What to do: Count how many lines mention the word "this". Write that number alone.

Some records:
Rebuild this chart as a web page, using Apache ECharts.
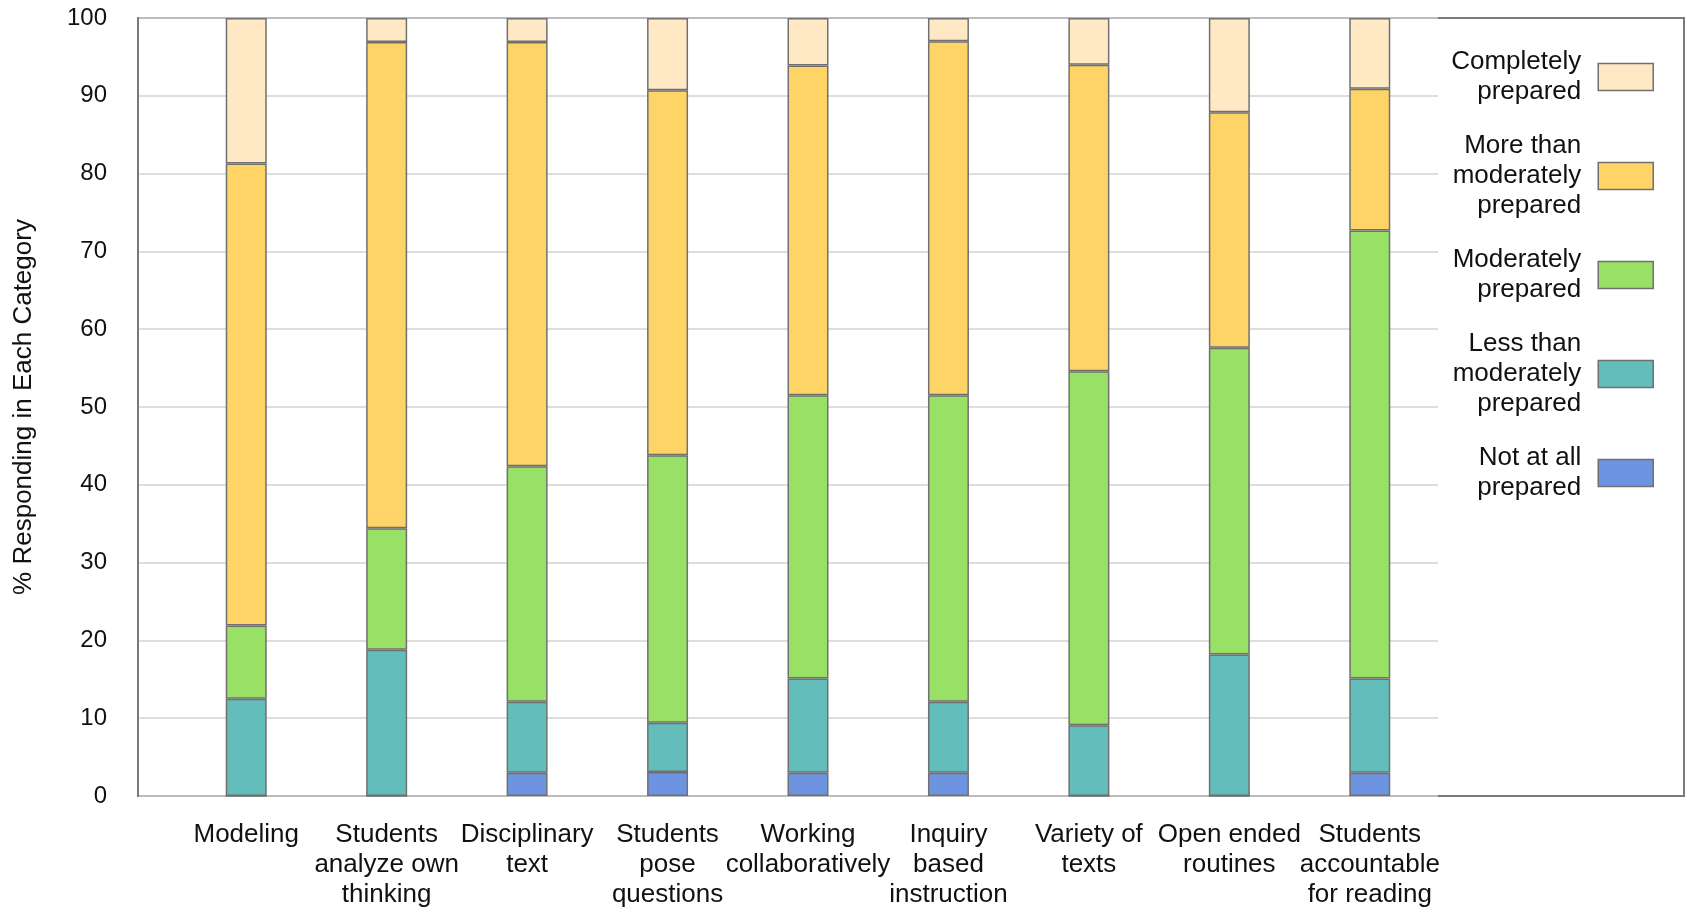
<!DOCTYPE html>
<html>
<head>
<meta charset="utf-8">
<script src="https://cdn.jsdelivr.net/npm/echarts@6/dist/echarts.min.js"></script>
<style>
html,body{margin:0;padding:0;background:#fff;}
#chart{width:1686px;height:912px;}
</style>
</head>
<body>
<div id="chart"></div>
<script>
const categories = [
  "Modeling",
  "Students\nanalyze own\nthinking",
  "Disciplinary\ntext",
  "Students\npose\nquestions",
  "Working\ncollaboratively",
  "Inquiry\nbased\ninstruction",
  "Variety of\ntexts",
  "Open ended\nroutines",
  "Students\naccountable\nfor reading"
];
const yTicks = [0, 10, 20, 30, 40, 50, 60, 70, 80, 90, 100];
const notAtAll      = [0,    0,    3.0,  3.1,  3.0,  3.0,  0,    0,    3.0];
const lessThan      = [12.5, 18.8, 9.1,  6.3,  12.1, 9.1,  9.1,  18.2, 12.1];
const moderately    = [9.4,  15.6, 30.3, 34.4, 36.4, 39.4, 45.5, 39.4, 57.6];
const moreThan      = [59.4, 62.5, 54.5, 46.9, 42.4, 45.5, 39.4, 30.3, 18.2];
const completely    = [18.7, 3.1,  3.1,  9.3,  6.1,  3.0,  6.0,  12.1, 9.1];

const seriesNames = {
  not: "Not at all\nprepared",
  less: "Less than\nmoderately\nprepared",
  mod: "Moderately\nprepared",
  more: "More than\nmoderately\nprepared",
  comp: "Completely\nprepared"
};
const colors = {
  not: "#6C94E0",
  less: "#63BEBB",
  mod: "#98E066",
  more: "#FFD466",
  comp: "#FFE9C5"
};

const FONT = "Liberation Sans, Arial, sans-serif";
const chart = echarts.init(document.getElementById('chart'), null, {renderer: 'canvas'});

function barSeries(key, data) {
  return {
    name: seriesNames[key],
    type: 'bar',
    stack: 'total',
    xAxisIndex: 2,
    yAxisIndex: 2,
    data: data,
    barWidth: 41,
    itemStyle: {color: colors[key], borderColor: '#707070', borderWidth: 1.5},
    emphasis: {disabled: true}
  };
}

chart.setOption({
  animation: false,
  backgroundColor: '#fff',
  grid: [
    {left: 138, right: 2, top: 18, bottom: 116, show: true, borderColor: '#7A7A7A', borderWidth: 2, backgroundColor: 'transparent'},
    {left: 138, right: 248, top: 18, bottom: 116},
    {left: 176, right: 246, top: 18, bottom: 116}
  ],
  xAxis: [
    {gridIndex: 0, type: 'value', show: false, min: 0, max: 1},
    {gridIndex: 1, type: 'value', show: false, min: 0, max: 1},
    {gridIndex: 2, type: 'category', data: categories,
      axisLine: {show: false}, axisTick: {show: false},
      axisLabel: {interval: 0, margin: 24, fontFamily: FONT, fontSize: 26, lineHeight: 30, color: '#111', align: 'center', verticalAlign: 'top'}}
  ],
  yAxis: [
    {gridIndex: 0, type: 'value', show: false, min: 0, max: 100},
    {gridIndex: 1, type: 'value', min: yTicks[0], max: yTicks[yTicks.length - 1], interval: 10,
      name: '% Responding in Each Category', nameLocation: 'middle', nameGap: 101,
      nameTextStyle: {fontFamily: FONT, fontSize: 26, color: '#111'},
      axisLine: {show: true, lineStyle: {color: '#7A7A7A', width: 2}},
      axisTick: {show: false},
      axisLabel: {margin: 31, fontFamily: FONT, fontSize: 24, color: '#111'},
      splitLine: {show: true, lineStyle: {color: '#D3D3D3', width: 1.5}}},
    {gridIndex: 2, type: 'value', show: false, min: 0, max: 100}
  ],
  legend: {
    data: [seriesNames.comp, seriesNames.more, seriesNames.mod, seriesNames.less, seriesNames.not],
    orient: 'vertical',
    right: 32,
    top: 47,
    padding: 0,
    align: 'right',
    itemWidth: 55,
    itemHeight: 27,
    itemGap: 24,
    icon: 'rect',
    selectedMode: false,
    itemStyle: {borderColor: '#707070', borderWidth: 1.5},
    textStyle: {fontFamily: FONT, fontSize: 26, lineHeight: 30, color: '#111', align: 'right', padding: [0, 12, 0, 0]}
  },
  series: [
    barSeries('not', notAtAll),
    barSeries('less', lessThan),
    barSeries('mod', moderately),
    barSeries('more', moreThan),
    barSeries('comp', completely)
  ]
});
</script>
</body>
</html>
* * *
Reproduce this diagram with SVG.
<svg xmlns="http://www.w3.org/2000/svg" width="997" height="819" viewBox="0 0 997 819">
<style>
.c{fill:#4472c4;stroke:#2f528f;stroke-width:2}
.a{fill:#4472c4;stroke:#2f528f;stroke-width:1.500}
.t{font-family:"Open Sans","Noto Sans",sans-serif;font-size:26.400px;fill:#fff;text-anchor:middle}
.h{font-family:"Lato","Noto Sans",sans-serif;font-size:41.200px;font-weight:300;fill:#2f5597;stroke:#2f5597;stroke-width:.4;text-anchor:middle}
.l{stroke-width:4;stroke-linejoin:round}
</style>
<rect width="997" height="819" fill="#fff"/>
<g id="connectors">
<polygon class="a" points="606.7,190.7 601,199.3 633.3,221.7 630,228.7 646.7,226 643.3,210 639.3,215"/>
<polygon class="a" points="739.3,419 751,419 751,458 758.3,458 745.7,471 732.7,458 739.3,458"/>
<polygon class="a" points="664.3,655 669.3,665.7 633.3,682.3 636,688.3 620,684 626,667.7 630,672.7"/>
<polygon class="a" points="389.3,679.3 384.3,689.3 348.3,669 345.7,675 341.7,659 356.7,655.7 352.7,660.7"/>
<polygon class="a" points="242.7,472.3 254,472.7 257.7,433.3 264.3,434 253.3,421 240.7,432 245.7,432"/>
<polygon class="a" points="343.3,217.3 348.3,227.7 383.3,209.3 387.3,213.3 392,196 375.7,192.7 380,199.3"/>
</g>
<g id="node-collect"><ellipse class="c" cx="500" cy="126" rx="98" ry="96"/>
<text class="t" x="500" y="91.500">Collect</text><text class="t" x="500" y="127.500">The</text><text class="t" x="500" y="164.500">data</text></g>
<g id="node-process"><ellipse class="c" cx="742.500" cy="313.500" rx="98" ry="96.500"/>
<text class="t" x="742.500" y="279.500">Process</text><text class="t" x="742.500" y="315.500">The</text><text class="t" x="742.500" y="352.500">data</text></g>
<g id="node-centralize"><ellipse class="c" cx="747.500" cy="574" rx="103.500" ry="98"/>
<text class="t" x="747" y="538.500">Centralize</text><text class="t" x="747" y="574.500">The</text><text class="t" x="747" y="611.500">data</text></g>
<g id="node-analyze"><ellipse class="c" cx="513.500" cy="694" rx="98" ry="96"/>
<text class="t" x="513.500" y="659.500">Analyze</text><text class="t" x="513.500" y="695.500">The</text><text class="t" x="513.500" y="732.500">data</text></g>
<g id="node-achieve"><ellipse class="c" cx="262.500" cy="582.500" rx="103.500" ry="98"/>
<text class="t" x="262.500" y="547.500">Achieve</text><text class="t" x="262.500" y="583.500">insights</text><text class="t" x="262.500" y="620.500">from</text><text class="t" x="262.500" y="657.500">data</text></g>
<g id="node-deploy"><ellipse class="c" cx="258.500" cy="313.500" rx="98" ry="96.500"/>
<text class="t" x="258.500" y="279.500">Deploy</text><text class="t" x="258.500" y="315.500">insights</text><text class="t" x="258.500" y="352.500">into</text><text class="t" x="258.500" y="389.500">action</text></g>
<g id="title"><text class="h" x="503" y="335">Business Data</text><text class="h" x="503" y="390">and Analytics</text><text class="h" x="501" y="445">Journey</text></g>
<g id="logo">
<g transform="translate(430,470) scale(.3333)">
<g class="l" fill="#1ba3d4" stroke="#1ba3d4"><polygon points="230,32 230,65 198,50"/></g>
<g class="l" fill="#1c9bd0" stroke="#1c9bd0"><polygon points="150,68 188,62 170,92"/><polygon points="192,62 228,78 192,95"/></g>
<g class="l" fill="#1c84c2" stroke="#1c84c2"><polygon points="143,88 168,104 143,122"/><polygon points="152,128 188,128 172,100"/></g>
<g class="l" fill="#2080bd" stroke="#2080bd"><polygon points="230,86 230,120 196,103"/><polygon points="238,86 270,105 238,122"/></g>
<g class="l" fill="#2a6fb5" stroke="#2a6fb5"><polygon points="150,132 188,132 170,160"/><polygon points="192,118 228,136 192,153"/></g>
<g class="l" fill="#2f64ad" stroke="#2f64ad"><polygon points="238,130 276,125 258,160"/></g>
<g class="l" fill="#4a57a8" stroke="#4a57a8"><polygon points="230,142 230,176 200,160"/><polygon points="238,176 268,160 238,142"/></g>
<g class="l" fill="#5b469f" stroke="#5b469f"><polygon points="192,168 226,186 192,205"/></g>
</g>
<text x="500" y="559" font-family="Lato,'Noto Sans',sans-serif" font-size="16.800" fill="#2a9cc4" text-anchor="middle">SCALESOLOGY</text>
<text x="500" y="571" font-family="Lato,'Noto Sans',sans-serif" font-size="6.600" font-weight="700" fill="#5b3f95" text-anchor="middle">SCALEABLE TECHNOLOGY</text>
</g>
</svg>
* * *
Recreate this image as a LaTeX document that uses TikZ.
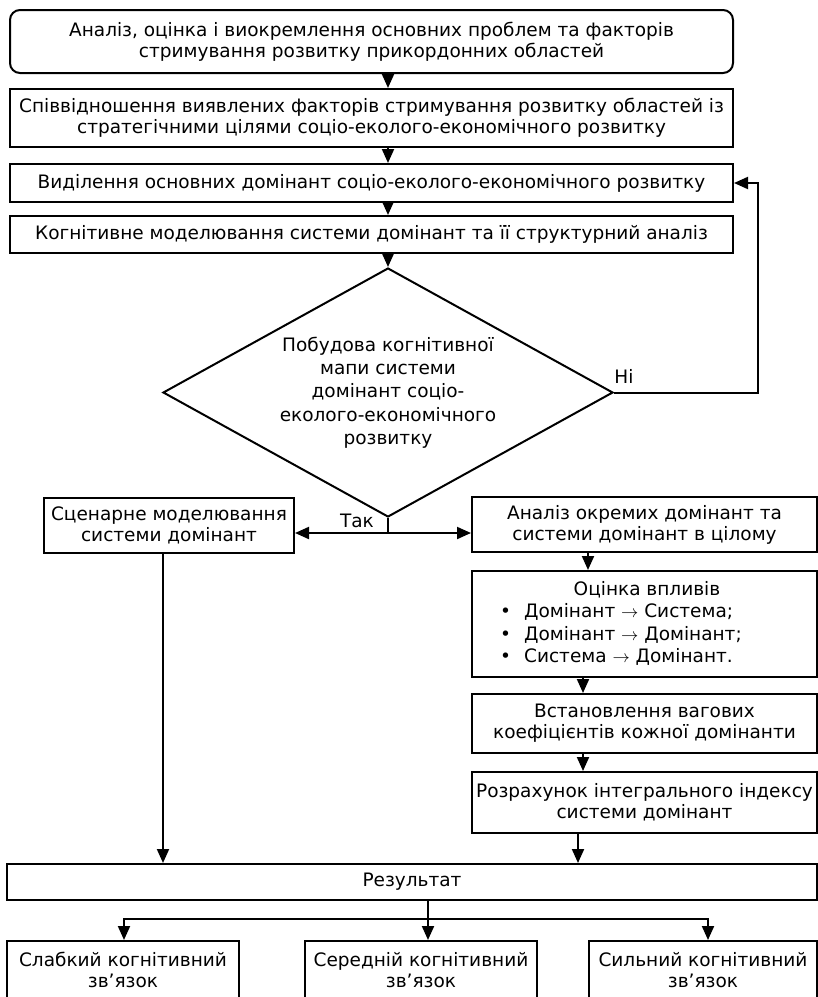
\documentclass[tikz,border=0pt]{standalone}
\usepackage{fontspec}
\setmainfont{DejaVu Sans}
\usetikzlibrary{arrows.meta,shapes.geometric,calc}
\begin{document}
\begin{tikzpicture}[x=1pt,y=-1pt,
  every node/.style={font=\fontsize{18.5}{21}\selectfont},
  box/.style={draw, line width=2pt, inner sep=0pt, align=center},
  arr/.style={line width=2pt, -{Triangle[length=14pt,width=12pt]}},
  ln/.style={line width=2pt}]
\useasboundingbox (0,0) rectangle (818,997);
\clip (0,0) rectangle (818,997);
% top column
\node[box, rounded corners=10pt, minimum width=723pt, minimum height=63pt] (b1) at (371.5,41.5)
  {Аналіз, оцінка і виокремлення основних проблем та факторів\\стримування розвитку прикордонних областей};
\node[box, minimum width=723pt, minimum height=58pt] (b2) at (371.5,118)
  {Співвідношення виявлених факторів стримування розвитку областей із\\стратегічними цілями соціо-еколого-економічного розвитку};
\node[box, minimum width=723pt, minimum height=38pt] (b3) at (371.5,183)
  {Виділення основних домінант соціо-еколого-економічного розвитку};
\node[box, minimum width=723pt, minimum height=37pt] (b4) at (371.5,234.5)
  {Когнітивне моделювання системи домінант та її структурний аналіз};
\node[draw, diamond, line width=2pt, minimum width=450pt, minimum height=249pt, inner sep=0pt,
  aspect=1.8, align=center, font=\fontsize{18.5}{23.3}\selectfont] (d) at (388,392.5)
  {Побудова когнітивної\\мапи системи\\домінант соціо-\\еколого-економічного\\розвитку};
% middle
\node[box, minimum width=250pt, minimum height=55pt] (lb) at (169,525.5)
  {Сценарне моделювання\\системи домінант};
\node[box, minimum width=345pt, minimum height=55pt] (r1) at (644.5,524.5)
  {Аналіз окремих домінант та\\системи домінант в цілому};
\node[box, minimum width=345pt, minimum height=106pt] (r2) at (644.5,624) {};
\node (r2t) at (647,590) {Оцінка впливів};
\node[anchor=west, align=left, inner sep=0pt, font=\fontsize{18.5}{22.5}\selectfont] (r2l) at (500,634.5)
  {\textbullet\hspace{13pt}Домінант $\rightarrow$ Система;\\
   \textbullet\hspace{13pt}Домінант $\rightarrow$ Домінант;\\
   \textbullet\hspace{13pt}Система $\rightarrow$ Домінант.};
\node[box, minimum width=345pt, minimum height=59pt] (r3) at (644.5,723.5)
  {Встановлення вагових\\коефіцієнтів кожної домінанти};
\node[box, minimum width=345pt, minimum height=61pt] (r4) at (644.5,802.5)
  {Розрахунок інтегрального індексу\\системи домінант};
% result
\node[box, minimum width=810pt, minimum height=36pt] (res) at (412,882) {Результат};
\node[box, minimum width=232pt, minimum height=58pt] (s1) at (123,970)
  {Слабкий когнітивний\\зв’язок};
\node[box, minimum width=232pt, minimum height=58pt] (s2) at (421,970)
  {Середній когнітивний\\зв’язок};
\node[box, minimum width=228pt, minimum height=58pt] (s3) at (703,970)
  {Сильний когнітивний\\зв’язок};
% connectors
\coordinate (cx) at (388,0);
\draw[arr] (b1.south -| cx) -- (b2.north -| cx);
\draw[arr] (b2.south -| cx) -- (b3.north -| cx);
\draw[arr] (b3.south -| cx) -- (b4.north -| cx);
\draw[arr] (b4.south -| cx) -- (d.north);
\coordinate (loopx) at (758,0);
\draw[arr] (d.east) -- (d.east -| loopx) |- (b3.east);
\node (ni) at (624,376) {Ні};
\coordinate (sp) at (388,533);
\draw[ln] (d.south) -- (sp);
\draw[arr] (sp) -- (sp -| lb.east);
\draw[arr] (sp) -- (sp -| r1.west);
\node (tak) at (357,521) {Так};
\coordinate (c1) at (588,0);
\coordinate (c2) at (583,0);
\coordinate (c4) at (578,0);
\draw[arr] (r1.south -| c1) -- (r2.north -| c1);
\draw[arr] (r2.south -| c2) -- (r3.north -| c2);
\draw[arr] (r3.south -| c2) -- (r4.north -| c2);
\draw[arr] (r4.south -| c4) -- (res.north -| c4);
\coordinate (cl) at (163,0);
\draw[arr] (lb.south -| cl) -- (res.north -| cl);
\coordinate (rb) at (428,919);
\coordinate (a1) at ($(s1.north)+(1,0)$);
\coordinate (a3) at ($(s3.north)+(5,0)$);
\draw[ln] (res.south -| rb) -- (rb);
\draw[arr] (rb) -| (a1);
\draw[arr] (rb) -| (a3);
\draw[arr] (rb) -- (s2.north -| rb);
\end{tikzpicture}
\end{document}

Written solution: 3